私は誰なのか

速水御舟の描いた「炎舞」という絵があります。

「飛んで火に入る夏の虫」と言ってしまえばそれまでですが、なぜかこの絵には惹かれるものがあって好きな絵です。

今回のマニーシャの書いていることを読んでいて、この絵が思い浮かびました。

「そうか、マスターに近づくということは、何かこの火に飛び込む蛾に似ているな」と思ったのです。

「蛾」と「我」が似ているというのも象徴的です。

暗闇を飛ぶ蛾は光を求めて炎に飛び込んでしまうわけですが、暗闇に迷っている私たちも、光をマスターに求めて飛び込むわけですが、そこで我を失うことになるのです。

マスターとともにいることは、今まで自分だと思っていた「私という定義」や「人格」、自分でつくりだした「私」という境界線が消えていくことになります。

名前というものは、最も自分が同一化しているもののひとつです。

「あなたは誰ですか?」と人から聞かれると、まず自分の名前で答えます。

でも名前が本当の自分であるわけではありません。

弟子になったときに、マスターから新たな名前をもらいます。
それは今まで自分だと思っていた過去と断絶することでもあります。

今まで自分だと思っていたものから離れて、新たに再誕生する瞬間でもあるわけです。

そこからは未知なる人生を歩むことにもなるわけですが、より本質的な自己を求めての旅でもありました。

炎に舞う蛾は火に飛び込んで何を得たのか? 
それは飛び込んだもののみぞ知る境地なのでしょう。

マニーシャは書いています。

「最近の私は、Oshoは誰なのかなどと考えたりしない。導師とともにあり、彼の臨在を生の基軸として生きることは、広漠たる広がりと、未知なるものとともに生きることを意味する。

その広がりとともに、そして私自身の広がりの感覚とともに生きることに、新しい歓びを感じている。

たしかに瞑想中、エネルギーによって自分を無限大に感じるスペースへと導かれ、洞察を得たことがあった。

だがいまは、以前自分に押しつけてきた「私」という定義が消えてゆくのを、日常生活の中で感じることができる。
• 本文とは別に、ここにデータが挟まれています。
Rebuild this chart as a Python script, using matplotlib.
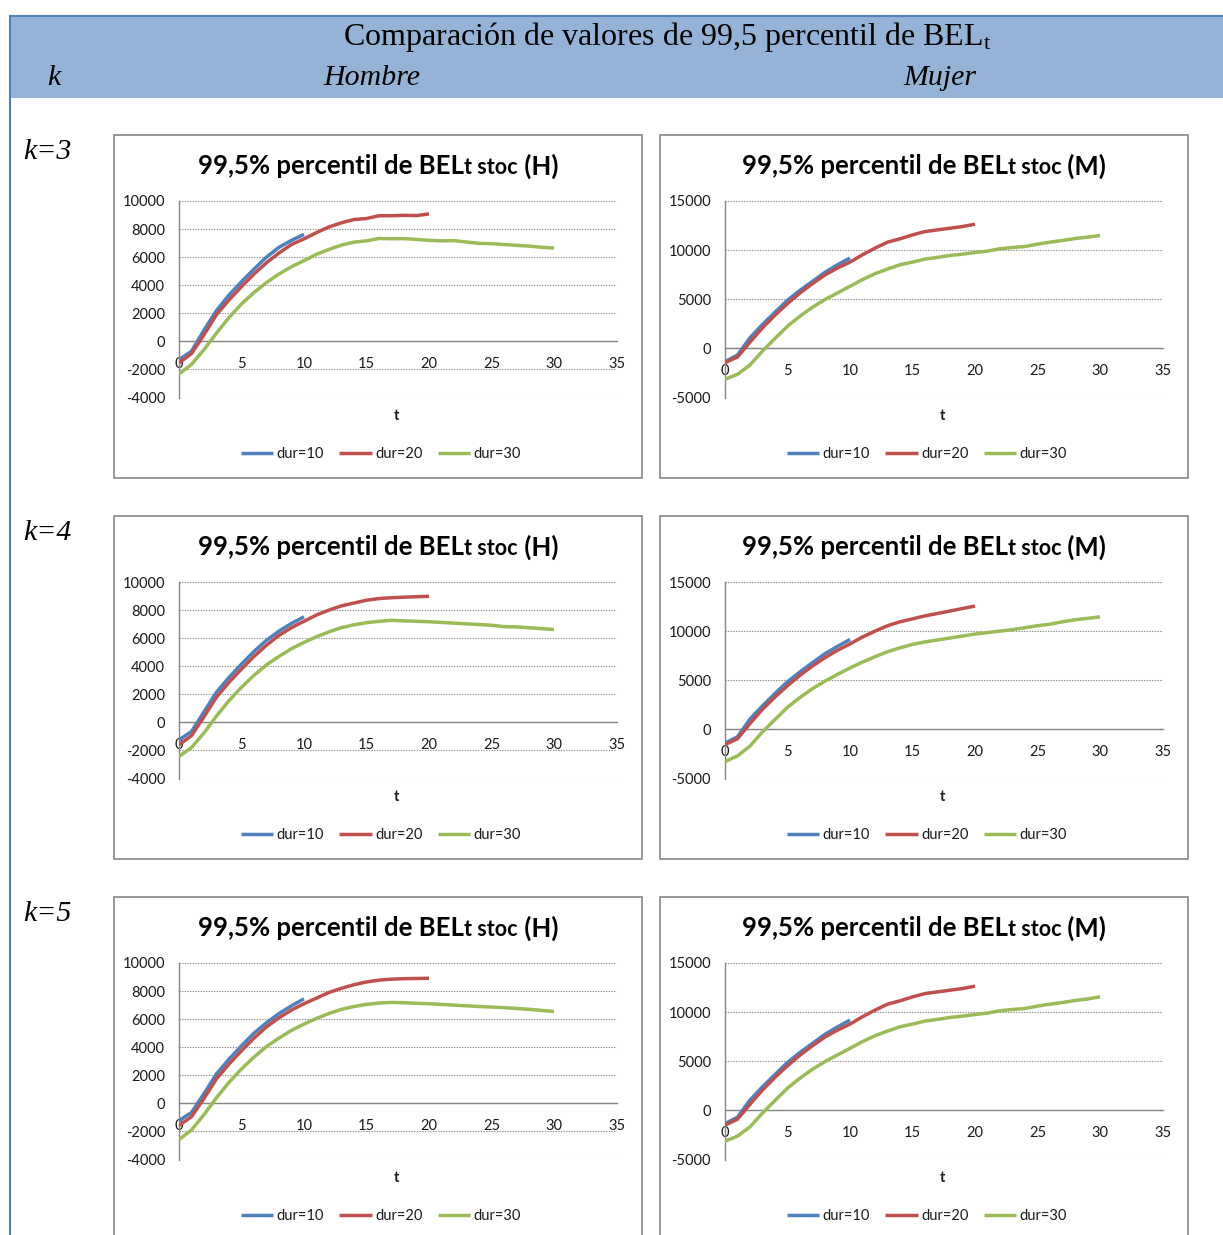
import matplotlib
matplotlib.use("Agg")
import matplotlib.pyplot as plt
from matplotlib.patches import Rectangle
from matplotlib.lines import Line2D
from matplotlib.offsetbox import TextArea, HPacker, AnnotationBbox

plt.rcParams['mathtext.fontset'] = 'custom'
plt.rcParams['mathtext.rm'] = 'Liberation Serif'
plt.rcParams['mathtext.it'] = 'Liberation Serif:italic'
plt.rcParams['axes.unicode_minus'] = False

# ---------------- data ----------------
t10 = list(range(0, 11))
t20 = list(range(0, 21))
t30 = list(range(0, 31))

series_labels = ["dur=10", "dur=20", "dur=30"]
k_labels = ["k=3", "k=4", "k=5"]

# Hombre (H)
h_k3_dur10 = [-1300, -700, 800, 2200, 3300, 4250, 5150, 6000, 6700, 7200, 7620]
h_k3_dur20 = [-1540, -870, 470, 1900, 2950, 3900, 4800, 5600, 6300, 6900, 7300,
              7750, 8150, 8450, 8680, 8750, 8950, 8950, 8980, 8960, 9080]
h_k3_dur30 = [-2320, -1650, -590, 590, 1700, 2670, 3480, 4190, 4800, 5320, 5750,
              6200, 6550, 6860, 7070, 7160, 7330, 7310, 7320, 7260, 7200,
              7160, 7180, 7080, 6980, 6960, 6900, 6840, 6790, 6700, 6650]

h_k4_dur10 = [-1250, -650, 750, 2150, 3200, 4150, 5050, 5850, 6500, 7050, 7520]
h_k4_dur20 = [-1600, -950, 400, 1800, 2850, 3800, 4700, 5500, 6200, 6750, 7200,
              7650, 8000, 8300, 8500, 8700, 8820, 8880, 8920, 8950, 8980]
h_k4_dur30 = [-2430, -1800, -750, 450, 1550, 2500, 3350, 4100, 4700, 5250, 5700,
              6100, 6450, 6750, 6950, 7100, 7200, 7270, 7230, 7200, 7170,
              7120, 7070, 7020, 6970, 6920, 6820, 6800, 6740, 6680, 6610]

h_k5_dur10 = [-1230, -650, 700, 2100, 3150, 4100, 5000, 5750, 6400, 6950, 7450]
h_k5_dur20 = [-1580, -950, 350, 1750, 2800, 3750, 4650, 5450, 6100, 6650, 7100,
              7500, 7900, 8200, 8450, 8650, 8780, 8850, 8880, 8900, 8910]
h_k5_dur30 = [-2580, -1900, -800, 400, 1500, 2450, 3300, 4050, 4650, 5200, 5650,
              6050, 6400, 6700, 6900, 7050, 7150, 7190, 7170, 7130, 7100,
              7050, 7000, 6950, 6900, 6860, 6820, 6760, 6700, 6620, 6550]

# Mujer (M)
m_k3_dur10 = [-1350, -680, 1080, 2430, 3680, 4900, 5910, 6820, 7740, 8510, 9190]
m_k3_dur20 = [-1450, -880, 640, 2090, 3380, 4560, 5640, 6590, 7470, 8180, 8780,
              9530, 10200, 10810, 11150, 11550, 11890, 12060, 12230, 12400, 12640]
m_k3_dur30 = [-3140, -2640, -1690, -270, 1010, 2260, 3280, 4190, 4970, 5640, 6320,
              7000, 7600, 8070, 8510, 8780, 9090, 9260, 9460, 9590, 9760,
              9900, 10140, 10270, 10370, 10610, 10810, 10980, 11180, 11320, 11490]

m_k4_dur10 = [-1400, -750, 1050, 2400, 3650, 4850, 5850, 6800, 7700, 8450, 9150]
m_k4_dur20 = [-1550, -950, 600, 2050, 3300, 4450, 5500, 6450, 7300, 8050, 8700,
              9400, 10000, 10550, 10950, 11250, 11550, 11800, 12050, 12300, 12550]
m_k4_dur30 = [-3280, -2700, -1700, -250, 1000, 2250, 3250, 4150, 4900, 5600, 6250,
              6850, 7400, 7900, 8300, 8650, 8900, 9100, 9300, 9500, 9700,
              9850, 10000, 10150, 10350, 10550, 10700, 10950, 11150, 11300, 11450]

m_k5_dur10 = [-1350, -700, 1050, 2400, 3650, 4880, 5900, 6820, 7740, 8500, 9190]
m_k5_dur20 = [-1500, -900, 620, 2070, 3360, 4540, 5620, 6580, 7460, 8170, 8780,
              9530, 10200, 10810, 11150, 11550, 11890, 12060, 12230, 12400, 12640]
m_k5_dur30 = [-3140, -2620, -1680, -270, 1010, 2260, 3280, 4190, 4970, 5640, 6320,
              7000, 7600, 8070, 8510, 8780, 9090, 9260, 9460, 9590, 9760,
              9900, 10140, 10270, 10370, 10610, 10810, 10980, 11180, 11340, 11560]

h_yticks = [-4000, -2000, 0, 2000, 4000, 6000, 8000, 10000]
m_yticks = [-5000, 0, 5000, 10000, 15000]
x_ticks = [0, 5, 10, 15, 20, 25, 30, 35]

# ---------------- layout ----------------
W, H = 1223, 1235
fig = plt.figure(figsize=(W / 100, H / 100), dpi=100)
fig.patch.set_facecolor('white')


def fx(x):
    return x / W


def fy(y):
    return 1 - y / H


colors = ['#4F81BD', '#C0504D', '#9BBB59']
grid_col = '#8C8C8C'
axis_col = '#868686'
text_col = '#1A1A1A'
chart_font = 'Lato'
serif = 'Liberation Serif'

# header band and left rule
fig.patches.append(Rectangle((fx(10), fy(98)), (W - 10) / W, 82 / H,
                             transform=fig.transFigure, facecolor='#95B3D7',
                             edgecolor='none', zorder=0))
fig.lines.append(Line2D([fx(10), 1], [fy(16), fy(16)], transform=fig.transFigure,
                        color='#4F81BD', lw=1.5))
fig.lines.append(Line2D([fx(10), fx(10)], [fy(16), 0], transform=fig.transFigure,
                        color='#4F81BD', lw=1.5))

fig.text(fx(667), fy(37), "Comparación de valores de 99,5 percentil de BEL$_{\\mathrm{t}}$",
         ha='center', va='center', fontsize=23, family=serif, color='black')
fig.text(fx(54), fy(78), "k", ha='center', va='center', fontsize=21.5,
         family=serif, style='italic', color='black')
fig.text(fx(372), fy(78), "Hombre", ha='center', va='center', fontsize=21.5,
         family=serif, style='italic', color='black')
fig.text(fx(940), fy(78), "Mujer", ha='center', va='center', fontsize=21.5,
         family=serif, style='italic', color='black')

rows_y = [135, 516, 897]
cols_x = [114, 660]
panel_w, panel_h = 528, 343
plot_l, plot_t, plot_w, plot_h = 65, 66, 437.5, 196.5

data = [
    [(h_k3_dur10, h_k3_dur20, h_k3_dur30), (m_k3_dur10, m_k3_dur20, m_k3_dur30)],
    [(h_k4_dur10, h_k4_dur20, h_k4_dur30), (m_k4_dur10, m_k4_dur20, m_k4_dur30)],
    [(h_k5_dur10, h_k5_dur20, h_k5_dur30), (m_k5_dur10, m_k5_dur20, m_k5_dur30)],
]


def chart_title(cx, cy, sex):
    big = dict(fontsize=18.5, fontweight='bold', family=chart_font, color='black')
    small = dict(fontsize=15.5, fontweight='bold', family=chart_font, color='black')
    parts = [TextArea("99,5% percentil de BEL", textprops=big),
             TextArea("t stoc", textprops=small),
             TextArea(" (%s)" % sex, textprops=big)]
    pack = HPacker(children=parts, align='baseline', pad=0, sep=0)
    ab = AnnotationBbox(pack, (cx, cy), xycoords='figure fraction',
                        frameon=False, box_alignment=(0.5, 0.5), pad=0)
    fig.add_artist(ab)


for r, py in enumerate(rows_y):
    fig.text(fx(47), fy(py + 17), k_labels[r], ha='center', va='center',
             fontsize=21.5, family=serif, style='italic', color='black')
    for c, px in enumerate(cols_x):
        fig.patches.append(Rectangle((fx(px), fy(py + panel_h)), panel_w / W, panel_h / H,
                                     transform=fig.transFigure, fill=False,
                                     edgecolor=axis_col, lw=1.2, zorder=1))
        ax = fig.add_axes([fx(px + plot_l), fy(py + plot_t + plot_h), plot_w / W, plot_h / H])
        s10, s20, s30 = data[r][c]
        handles = []
        for tt, yy, col in zip((t10, t20, t30), (s10, s20, s30), colors):
            ln, = ax.plot(tt, yy, color=col, lw=2.5, solid_capstyle='butt',
                          solid_joinstyle='round', zorder=3)
            handles.append(ln)
        ax.set_xlim(0, 35)
        if c == 0:
            ax.set_ylim(-4000, 10000)
            ax.set_yticks(h_yticks)
        else:
            ax.set_ylim(-5000, 15000)
            ax.set_yticks(m_yticks)
        ax.set_xticks(x_ticks)
        ax.grid(axis='y', color=grid_col, linestyle=(0, (1.2, 1.2)), lw=0.8, zorder=0)
        for sp in ('top', 'right'):
            ax.spines[sp].set_visible(False)
        ax.spines['left'].set_color(axis_col)
        ax.spines['left'].set_linewidth(1.0)
        ax.spines['bottom'].set_position(('data', 0))
        ax.spines['bottom'].set_color(axis_col)
        ax.spines['bottom'].set_linewidth(1.0)
        ax.tick_params(axis='both', length=0, labelsize=10.5, labelcolor=text_col)
        ax.tick_params(axis='x', pad=11)
        ax.tick_params(axis='y', pad=10)
        for lab in ax.get_xticklabels() + ax.get_yticklabels():
            lab.set_family(chart_font)
        ax.set_xlabel('t', fontsize=10.5, fontweight='bold', family=chart_font, color=text_col)
        ax.xaxis.set_label_coords(0.498, -0.061)
        ax.patch.set_alpha(0)

        chart_title(fx(px + 264), fy(py + 31), 'H' if c == 0 else 'M')

        ax.legend(handles, series_labels, loc='center',
                  bbox_to_anchor=(fx(px + 267), fy(py + 319)),
                  bbox_transform=fig.transFigure, ncol=3, frameon=False,
                  prop={'family': chart_font, 'size': 10.5}, handlelength=2.2,
                  handletextpad=0.25, columnspacing=1.05, labelcolor=text_col)

fig.savefig('out.png', dpi=100)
私は人格が越えたところに存在するスペースに向かって手探りを始めた。
そのスペースは名前も形も持たないが、より本質的な自己であると知っている。

いま、そのスペースに向かって手探りを始めた、というのは正確ではないかもしれない。

振り返ると、そのプロセスは、私がサニヤシンになったときに始まったと言える。

サニヤシンとなり、新しい名前を受け取ることは、自分自身と社会によって作り上げられた人格を捨てることを意昧する。

新しい名前を受け取るのは、まったく新しくなることだった。

サニヤスーーOshoの弟子となることーーは、私をはめ込んでいた一定の粋のネジを弛めることを意味する。

それは、私か誰なのかという自分自身の捉え方に起こった、果てしなく続く変化の始まりだった。

それは自分でつくりだした「私」という境界線を越えるようにと、風になびく柳のように、絶え間なく私を手招いている導師に近づくことだ。」